Advertiser: “A smaller audience. So since we’ve already paid for commercials to a larger audience and we’ll get much smaller numbers, can you give us some money back, or give us some free spots”?
TV salesperson: “Ahhhhh….well….ummm…let me get back to you”.
Profits Not Profile
The bottom line is always the bottom line in media these days. Simply put, it would have cost TV stations money to provide election coverage. Not only would they would have upset advertisers and lost advertising dollars, doing three hours of live election coverage isn’t cheap and takes a lot of effort.
The decision was pretty easy from a financial standpoint; really a no brainer.
As far as the public broadcaster, CBC increasingly works like a private broadcaster and also needs to watch the bottom line. Budgets have been drastically cut over the years and it no longer can afford to cover everything it wants either.
This brings up the question of why we had municipal election results in the past, but not this time around. I’m not sure what the TV networks did in terms of coverage in the last municipal election, but previously there was extensive coverage on election night on all stations.
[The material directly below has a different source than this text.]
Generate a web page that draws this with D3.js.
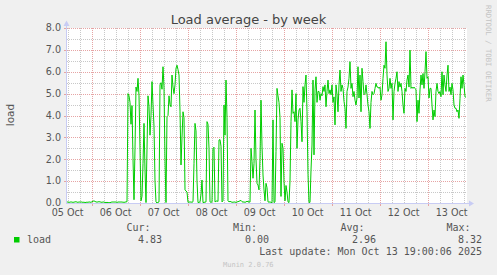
<!DOCTYPE html>
<html><head><meta charset="utf-8">
<script src="https://cdn.jsdelivr.net/npm/d3@7/dist/d3.min.js"></script>
<style>
html,body{margin:0;padding:0;background:#f0f0f0;}
svg{display:block;}
text{font-family:"DejaVu Sans",sans-serif;}
.mono{font-family:"DejaVu Sans Mono",monospace;}
</style></head>
<body>
<script>
// ---- data (one sample per 30 minutes, week graph) ----
const title = "Load average - by week";
const seriesName = "load";
const endTime = Date.UTC(2025, 9, 13, 19, 40);
const stepSeconds = 1800;
const yTicks = [0, 1, 2, 3, 4, 5, 6, 7, 8];
const legendHeaders = ["Cur:", "Min:", "Avg:", "Max:"];
const legendValues = ["4.83", "0.00", "2.96", "8.32"];
const lastUpdate = "Last update: Mon Oct 13 19:00:06 2025";
const loadValues = [
0.04,0.05,0.03,0.04,0.05,0.04,0.03,0.04,0.05,0.06,0.04,0.03,0.05,0.04,0.05,0.04,0.03,0.04,0.02,0.03,
0.04,0.03,0.05,0.04,0.03,0.06,0.08,0.1,0.07,0.05,0.04,0.05,0.06,0.05,0.04,0.03,0.05,0.04,0.03,0.02,
0.03,0.02,0.01,0.02,0.03,0.05,0.04,0.05,0.04,0.05,0.03,0.04,0.05,0.04,0.05,0.04,0.04,0.03,0.04,0.05,0.06,
5.0,4.9,4.6,3.6,4.45,2.0,0.15,2.5,5.3,5.1,5.7,4.9,2.5,0.1,0.3,1.8,3.64,1.5,0.02,2.5,
4.9,4.4,3.1,4.0,5.55,4.5,3.5,1.0,0.05,0.0,0.03,0.05,5.4,5.5,5.2,6.23,5.3,2.0,0.02,3.95,
4.0,4.9,4.5,4.4,5.85,5.3,5.0,5.4,6.16,6.3,6.1,5.85,4.2,1.74,3.0,4.17,3.9,0.6,0.55,0.5,
0.03,0.05,0.04,0.05,0.03,0.06,1.8,3.64,3.3,1.0,0.02,0.03,0.05,0.4,1.05,0.02,0.03,0.04,0.05,3.72,
3.6,2.5,0.05,0.03,0.05,2.5,2.55,0.05,0.08,0.1,0.07,2.88,2.9,2.6,0.05,0.1,4.48,3.1,5.62,3.9,
0.1,0.05,0.08,0.05,0.04,0.03,0.05,0.04,0.03,0.05,0.06,0.08,0.1,0.12,0.06,0.04,0.05,0.03,0.05,0.08,
0.06,0.05,0.04,2.5,1.9,1.13,1.8,4.25,2.0,0.9,0.82,0.6,2.0,4.7,2.6,1.28,0.6,0.1,0.9,0.7,
0.05,0.04,0.05,0.03,0.02,3.8,0.02,0.05,2.35,5.24,4.9,4.6,3.9,0.3,2.73,2.5,0.97,0.1,0.8,0.5,
0.05,0.02,1.0,3.72,5.17,4.1,4.17,3.72,5.0,2.5,3.8,4.25,4.33,3.72,2.8,5.32,4.6,5.4,5.85,4.17,
1.3,0.03,0.03,1.5,2.65,5.62,2.2,5.17,5.77,4.6,5.1,5.1,4.7,5.0,4.9,5.32,5.1,5.4,4.4,5.1,
5.62,5.0,5.17,4.95,5.4,4.6,4.85,3.57,5.4,4.95,4.17,5.4,6.08,5.1,5.4,5.24,4.65,4.33,3.41,5.1,
5.3,5.7,6.46,5.24,5.47,4.86,5.1,4.7,4.48,4.8,6.23,4.8,5.85,4.17,6.16,5.55,4.95,5.0,5.4,4.95,
4.48,4.17,3.41,4.6,5.1,4.95,5.0,5.24,5.47,5.3,5.3,5.24,5.3,4.7,4.95,5.7,6.3,6.16,7.37,5.85,
5.1,5.24,5.7,5.24,5.47,3.8,5.1,5.47,5.7,6.0,5.1,5.55,5.3,5.47,5.1,4.48,4.1,5.24,5.1,5.62,
5.85,5.3,6.99,5.24,5.3,5.24,5.3,5.24,5.17,3.72,4.7,4.1,5.17,5.85,5.4,5.92,5.24,6.0,6.92,5.7,
5.77,4.8,5.24,5.24,4.48,3.8,4.25,3.95,5.1,5.47,5.1,5.0,5.1,4.86,6.0,4.95,5.85,5.4,5.1,5.85,
6.3,5.1,5.3,4.95,5.47,5.17,4.48,4.33,4.33,4.17,4.25,3.87,4.78,5.77,5.24,5.85,5.4,4.86,4.83
];

// ---- layout ----
const W = 497, H = 275;
const L = 67, R = 467, T = 28, B = 203;
const startTime = endTime - 400 * stepSeconds * 1000;

const svg = d3.select("body").append("svg").attr("width", W).attr("height", H);
svg.append("rect").attr("width", W).attr("height", H).attr("fill", "#f0f0f0");

const x = d3.scaleUtc().domain([startTime, endTime]).range([L, R]);
const y = d3.scaleLinear().domain([0, 8]).range([B, T]);

svg.append("rect").attr("x", L).attr("y", T).attr("width", R - L).attr("height", B - T).attr("fill", "#ffffff");

const grid = svg.append("g");
const minorCol = "#c8c8c8", majorCol = "#e6a4a4";

// helper: dotted line drawn as 1px dots via dasharray (no antialias blur)
function dotted(sel, col) {
  return sel.attr("stroke", col).attr("stroke-width", 1)
    .attr("stroke-dasharray", "1 1").attr("shape-rendering", "crispEdges");
}

// horizontal minor grid (every 0.5)
const yMinor = d3.range(0.5, 8, 1);
dotted(grid.selectAll(".hmin").data(yMinor).enter().append("line")
  .attr("x1", L).attr("x2", R)
  .attr("y1", d => Math.round(y(d)) + 0.5).attr("y2", d => Math.round(y(d)) + 0.5), minorCol);

// vertical minor grid (every 6h)
const vMinor = d3.utcHour.every(6).range(new Date(startTime), new Date(endTime))
  .filter(d => d.getUTCHours() !== 0);
dotted(grid.selectAll(".vmin").data(vMinor).enter().append("line")
  .attr("y1", T).attr("y2", B)
  .attr("x1", d => Math.round(x(d)) + 0.5).attr("x2", d => Math.round(x(d)) + 0.5), minorCol);

// horizontal major grid
dotted(grid.selectAll(".hmaj").data(yTicks.filter(d => d > 0)).enter().append("line")
  .attr("x1", L).attr("x2", R)
  .attr("y1", d => Math.round(y(d)) + 0.5).attr("y2", d => Math.round(y(d)) + 0.5), majorCol);

// vertical major grid (midnight)
const vMajor = d3.utcDay.range(new Date(startTime), new Date(endTime));
dotted(grid.selectAll(".vmaj").data(vMajor).enter().append("line")
  .attr("y1", T).attr("y2", B)
  .attr("x1", d => Math.round(x(d)) + 0.5).attr("x2", d => Math.round(x(d)) + 0.5), majorCol);

// small tick marks on the axes at major lines
grid.selectAll(".ytk").data(yTicks.filter(d => d > 0)).enter().append("line")
  .attr("x1", L - 3).attr("x2", L - 1)
  .attr("y1", d => Math.round(y(d)) + 0.5).attr("y2", d => Math.round(y(d)) + 0.5)
  .attr("stroke", majorCol).attr("shape-rendering", "crispEdges");
grid.selectAll(".xtk").data(vMajor).enter().append("line")
  .attr("y1", B + 1).attr("y2", B + 3)
  .attr("x1", d => Math.round(x(d)) + 0.5).attr("x2", d => Math.round(x(d)) + 0.5)
  .attr("stroke", majorCol).attr("shape-rendering", "crispEdges");

// data line
const line = d3.line()
  .x((d, i) => x(startTime + i * stepSeconds * 1000))
  .y(d => y(d));
svg.append("path").datum(loadValues)
  .attr("d", line)
  .attr("fill", "none")
  .attr("stroke", "#00cc00")
  .attr("stroke-width", 1);

// axes
const axisCol = "#c8ccf4";
const ax = svg.append("g");
ax.append("line").attr("x1", L - 0.5).attr("x2", L - 0.5).attr("y1", B + 1).attr("y2", T - 4)
  .attr("stroke", axisCol).attr("stroke-width", 1).attr("shape-rendering", "crispEdges");
ax.append("line").attr("x1", L - 1).attr("x2", R + 3).attr("y1", B + 0.5).attr("y2", B + 0.5)
  .attr("stroke", axisCol).attr("stroke-width", 1).attr("shape-rendering", "crispEdges");
ax.append("path").attr("d", `M${L - 3.5},${T - 2} L${L + 2.5},${T - 2} L${L - 0.5},${T - 7.5} Z`).attr("fill", axisCol);
ax.append("path").attr("d", `M${R + 2},${B - 2.5} L${R + 2},${B + 3.5} L${R + 7},${B + 0.5} Z`).attr("fill", axisCol);

// y tick labels
svg.selectAll(".ylab").data(yTicks).enter().append("text")
  .attr("x", 61).attr("y", d => y(d) + 3.3)
  .attr("text-anchor", "end")
  .attr("font-size", "9.6px").attr("fill", "#555")
  .text(d3.format(".1f"));

// x tick labels (centred at noon)
const noons = d3.utcDay.range(new Date(startTime - 86400000), new Date(endTime))
  .map(d => new Date(+d + 43200000))
  .filter(d => +d >= startTime - 3600000 && +d <= endTime);
const fmt = d3.utcFormat("%d %b");
svg.selectAll(".xlab").data(noons).enter().append("text")
  .attr("x", d => x(d)).attr("y", 216)
  .attr("text-anchor", "middle")
  .attr("font-size", "9.6px").attr("fill", "#555")
  .text(d => fmt(d));

// title
svg.append("text").attr("x", 248.5).attr("y", 24).attr("text-anchor", "middle")
  .attr("font-size", "13px").attr("fill", "#444").text(title);

// y label
svg.append("text").attr("transform", "translate(13.5,115) rotate(-90)")
  .attr("text-anchor", "middle").attr("font-size", "10.5px").attr("fill", "#555").text(seriesName);

// watermark
svg.append("text").attr("class", "mono").attr("transform", "translate(485.5,5) rotate(90)")
  .attr("text-anchor", "start").attr("font-size", "7.3px").attr("fill", "#c4c4c4")
  .text("RRDTOOL / TOBI OETIKER");

// legend
svg.append("rect").attr("x", 14).attr("y", 237).attr("width", 5.5).attr("height", 5.5).attr("fill", "#00cc00");
svg.append("text").attr("class", "mono").attr("x", 27).attr("y", 242.5)
  .attr("font-size", "10px").attr("fill", "#555").text(seriesName);
const headerEnds = [150.5, 257, 364.5, 470.5];
const valueEnds = [162, 269, 376, 482];
svg.selectAll(".lh").data(legendHeaders).enter().append("text").attr("class", "mono")
  .attr("x", (d, i) => headerEnds[i]).attr("y", 231.3).attr("text-anchor", "end")
  .attr("font-size", "10px").attr("fill", "#555").text(d => d);
svg.selectAll(".lv").data(legendValues).enter().append("text").attr("class", "mono")
  .attr("x", (d, i) => valueEnds[i]).attr("y", 242.5).attr("text-anchor", "end")
  .attr("font-size", "10px").attr("fill", "#555").text(d => d);
svg.append("text").attr("class", "mono").attr("x", 482).attr("y", 254.5).attr("text-anchor", "end")
  .attr("font-size", "10px").attr("fill", "#555").text(lastUpdate);
svg.append("text").attr("class", "mono").attr("x", 223).attr("y", 267).attr("text-anchor", "start")
  .attr("font-size", "7px").attr("fill", "#c4c4c4").text("Munin 2.0.76");
</script>
</body></html>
Those were different times though. Huge media companies, Bell Media and Shaw, own CTV Edmonton and Global Edmonton. Many years ago when CTV Edmonton was CFRN it was owned by Dick Rice and Global Edmonton, then ITV, was owned by Charles Allard. Both men were a big part of the community and understood there were times they needed to lose a few dollars to support the community. Covering elections and big local events was just something they expected to do because they were there to serve the community. The better they served the community, the easier it would be for their salespeople to sell airtime and it worked really well.
Those days are gone. Big national media companies run out Toronto don’t care much about municipal elections in Alberta, especially if they cost them money. They care about delivering profits to their shareholders. That’s business.
Just Another Brick in the Wall
TV stations, knowing not having live coverage didn’t look good, asked viewers to follow results on their website. I always find it amusing when a radio or TV newsperson asks their audience to go to their website to get information. Isn’t that why people listen to news on the radio, or watch it on TV?
I also found it hypocritical for television personalities to urge people to “get out and vote” earlier in the day and then Edmonton’s three local TV stations, only did a total of one hour of live coverage. If the election is important enough for people to vote, isn’t it important enough to cover?
The reality though is it isn’t. Voter turnout was only 31% in Edmonton. It’s hard to get advertisers excited with a number like that. Perhaps if twice as many people voted there would have been more coverage?
One thing people shouldn’t do is blame the talent. News anchors, reporters, and technical people behind the scenes want to cover big local events like elections. It’s what they do, they understand the role they play in bringing breaking news to their audience and they want to be on the job when news breaks.
It’s too bad that financial realities and corporate ownership didn’t give them a chance a week ago Monday and many of their viewers were the big losers.
It’s just another brick in the wall of the move from traditional media to the internet to get news when it matters.
Global is owned by Corus, not Shaw
Small correction: Corus owns Global, not Shaw.
Thanks for pointing that out. Technically Corus is the owner, but it's controlled by Shaw, which owns about 40% of the stock, but that's a good catch. Thank you.